First and Scrapped Attempt at Curatorial Statement


Receiving package from Lena Ulanova in August

I went too far to anecdote Stuckism where my real desire is to pay homage to painters and gallerists and the many people who know and like both. I will redo it with a much simpler statement, and let the fellow Stuckists represented on the wall show their paintings. There will be a media room set up, looping 20-30 Stuckist videos. I want you to meet and greet each from his or her own seat.
Read it anyway if you like. There may be some points made for further discussion:

“By the new year I should be free to paint like a Stuckist again, unencumbered by the many chores, real and imagined, which envelope the curator/promoter of an art exhibition. Lately I have gone to bed thinking of morning work, dreaming it, midnight musing it, and waking earlier than early, eager to dive into it, relegating ordinary life of the day to a secondary role, and suffering for it.

I haven’t been much of a Stuckist lately, but rather a connoisseur of Stuckist paintings and personalities. Last week I drove down to Quintus for a planning meeting. Kathy had unwrapped the paintings from their postal packages, and laid them about the gallery, on the bar, against chairs and walls. I moved from one to the next calling out its artist’s name, maybe a title, and then a brief story about the painter—“Mark D. likes punk,” “Paul Harvey plays punk,” “No, that’s not a Bledsoe print; she paints with the patience of angels”, “Ah, Elsa Dax—This is ‘Charles Thomson’” “Look! J.X. Coudrille sent two paintings—he’s the one with the curly mustache, whose father was also a painter,” etc.

I recognized each piece by the hand of the painter, as any adult today could detect the Mona Lisa in a coffee table book or box of tissues, yawn, then turn the page, or blow his nose.

I looked at these Stuckist paintings with wonder and reverence, exactly how da Vinci and friends looked at the Mona Lisa before he died and the French King acquired it. The French Republic owned it for a couple centuries in the manner which a billionaire of today possesses a Basquiat—without any living connection—like reading a Tennyson love poem to nobody you ever loved 175 years ago.

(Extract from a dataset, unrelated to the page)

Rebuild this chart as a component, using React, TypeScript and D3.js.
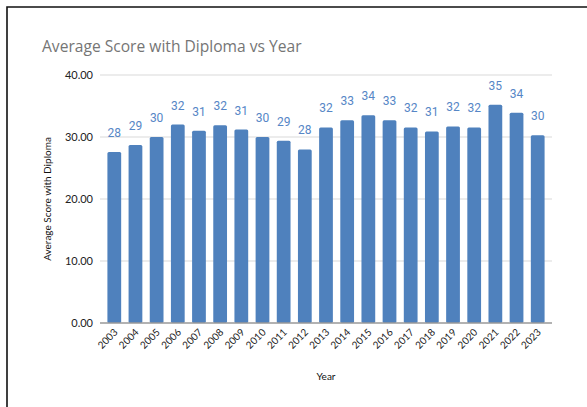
import { useRef, useEffect } from 'react';
import * as d3 from 'd3';

const years = [
  '2003', '2004', '2005', '2006', '2007', '2008', '2009', '2010', '2011', '2012', '2013',
  '2014', '2015', '2016', '2017', '2018', '2019', '2020', '2021', '2022', '2023'
];
const scores = [
  27.6, 28.7, 30.0, 32.0, 31.0, 31.9, 31.2, 30.0, 29.4, 28.0, 31.55,
  32.7, 33.5, 32.7, 31.55, 30.9, 31.7, 31.55, 35.2, 33.9, 30.3
];
const yTicks = [0, 10, 20, 30, 40];

const chartTitle = 'Average Score with Diploma vs Year';
const xLabel = 'Year';
const yLabel = 'Average Score with Diploma';

const W = 587;
const H = 407;
const barColor = '#4f81bd';

const App = () => {
  const svgRef = useRef<SVGSVGElement>(null);

  useEffect(() => {
    if (!svgRef.current) return;
    const svg = d3.select(svgRef.current);
    svg.selectAll('*').remove();

    const left = 100, right = 552, top = 75, bottom = 323;

    const x = d3.scaleBand<string>().domain(years).range([left, right]).padding(0.35);
    const y = d3.scaleLinear().domain([0, 40]).range([bottom, top]);

    // white background + frame (left and top edges visible)
    svg.append('rect').attr('width', W).attr('height', H).attr('fill', '#fff');
    svg.append('path')
      .attr('d', `M7,${H + 5}V7H${W + 5}`)
      .attr('fill', 'none')
      .attr('stroke', '#111')
      .attr('stroke-width', 1.6);

    // title
    svg.append('text')
      .attr('x', 42)
      .attr('y', 52)
      .attr('fill', '#757575')
      .attr('font-family', '"Open Sans", sans-serif')
      .attr('font-size', 15.6)
      .text(chartTitle);

    // grid
    svg.append('g')
      .selectAll('line')
      .data(yTicks.filter(t => t > 0))
      .join('line')
      .attr('x1', left)
      .attr('x2', right)
      .attr('y1', d => y(d))
      .attr('y2', d => y(d))
      .attr('stroke', '#d9d9d9')
      .attr('stroke-width', 1);

    // y tick labels
    svg.append('g')
      .selectAll('text')
      .data(yTicks)
      .join('text')
      .attr('x', 93)
      .attr('y', d => y(d) + 4)
      .attr('text-anchor', 'end')
      .attr('fill', '#222')
      .attr('font-family', 'Lato, sans-serif')
      .attr('font-size', 11)
      .text(d => d3.format('.2f')(d));

    // bars
    svg.append('g')
      .selectAll('rect')
      .data(scores)
      .join('rect')
      .attr('x', (_, i) => x(years[i])!)
      .attr('y', d => y(d))
      .attr('width', x.bandwidth())
      .attr('height', d => bottom - y(d))
      .attr('rx', 1.5)
      .attr('fill', barColor);

    // value labels
    svg.append('g')
      .selectAll('text')
      .data(scores)
      .join('text')
      .attr('x', (_, i) => x(years[i])! + x.bandwidth() / 2)
      .attr('y', d => y(d) - 15)
      .attr('text-anchor', 'middle')
      .attr('fill', '#5686c6')
      .attr('font-family', 'Roboto, sans-serif')
      .attr('font-size', 12)
      .text(d => d3.format('.0f')(d));

    // x axis line
    svg.append('line')
      .attr('x1', left)
      .attr('x2', right)
      .attr('y1', bottom)
      .attr('y2', bottom)
      .attr('stroke', '#999')
      .attr('stroke-width', 1.5);

    // x tick labels, rotated
    svg.append('g')
      .selectAll('text')
      .data(years)
      .join('text')
      .attr('transform', d => `translate(${x(d)! + x.bandwidth() / 2 + 4},${bottom + 10}) rotate(-45)`)
      .attr('text-anchor', 'end')
      .attr('fill', '#222')
      .attr('font-family', 'Lato, sans-serif')
      .attr('font-size', 10)
      .text(d => d);

    // axis titles
    svg.append('text')
      .attr('x', (left + right) / 2)
      .attr('y', 380)
      .attr('text-anchor', 'middle')
      .attr('fill', '#111')
      .attr('font-family', 'Lato, sans-serif')
      .attr('font-size', 10)
      .text(xLabel);

    svg.append('text')
      .attr('transform', `translate(51,${(top + bottom) / 2}) rotate(-90)`)
      .attr('text-anchor', 'middle')
      .attr('fill', '#111')
      .attr('font-family', 'Lato, sans-serif')
      .attr('font-size', 10)
      .text(yLabel);
  }, []);

  return <svg ref={svgRef} width={W} height={H} style={{ position: 'absolute', left: 0, top: 0 }} />;
};

export default App;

Last year I audited a figure drawing class at a local college hoping to learn how to less fear the figure. I had recently received a grant award to promote Russian Stuckism to my community and beyond. One day before class I spoke enthusiastically about Stuckism and my project to a painting professor. Unknown Ron Throop from a basement in Oswego, N.Y., via Skype, was painting models posing in a painter’s studio in Moscow, Russia. We had communication without words, miraculously painting “together”, sharing the work online, acting as veritable artist ambassadors for our respective nations. The painting professor broke into my reverie, changing the subject while the light was still in my eyes. He told me that Stuckism would be nice, but nobody will ever make any money from it—not the kind of money that, for instance, “artist” so-and-so made that week selling just one painting. He admitted sharing his revelation to his students as well, that art and art making will always be judged on what its pretend market value is, or was, or would become.

And one of his tried and true teaching methods is to have students paint Kandinskys’, exactly how Kadinsky would expect his oeuvre to be copied.

Here at Quintus Gallery are living human beings who paint. I recognize their personal styles and approaches to painting, and am enriched by them. While curating this exhibition I have received an art education that no program at university could imitate without Stuckism, which is a sad state for eager students who are made to copy Kandinsky because the professor chooses to imitate celebrity rather than draw real things like trees and sky and humble human faces.

Please, if only briefly, look upon these paintings as I do—made by painters for their own sake. In my world, the ends do not necessarily justify the means. I have never viewed a painting without imagining the painter. If I cannot “see” him or her how I need to see them, in whatever state I deem that to be, whether painter staring out to sea, painter drinking a cup of coffee, painter scratching a chin, or taking out the garbage, then I do not consider it to be a work of art. There is not one painter here who has not delivered art to be exhibited. I can “see” the means of the painter in every piece, but only because I have imagined the painter behind the painting. Viola! Art!

Eat up this Stuckism. It is for you, and it is you also if you want it to be. Please watch some movies running on loop in the brick room, and learn for yourself about Stuckism because it is the exact opposite of what so many people misconstrue it to be.

Likewise, I urge you to decorate your homes and workplaces with paintings by painters you know or whom you wish to know. Begin a collection of art which has meaning for you. No more landscapes by unnamed painters in doctor’s offices. Every doctor should get to know a Stuckist, as every Stuckist knows a doctor. Above all, I ask that you promote this movement to save the art of painting. Too many unworthy people and institutions have their dirty mits in the arts for career and avarice, and above all, the mighty dollar, which is also pound, euro, yen, ruble, internationally fabricating art for business’ sake. Dollar wealth is arbitrary, the opposite of these paintings made by honest hands. Still, dollars do buy more paints and substrate, and also pay for international postage to promote international painting shows.”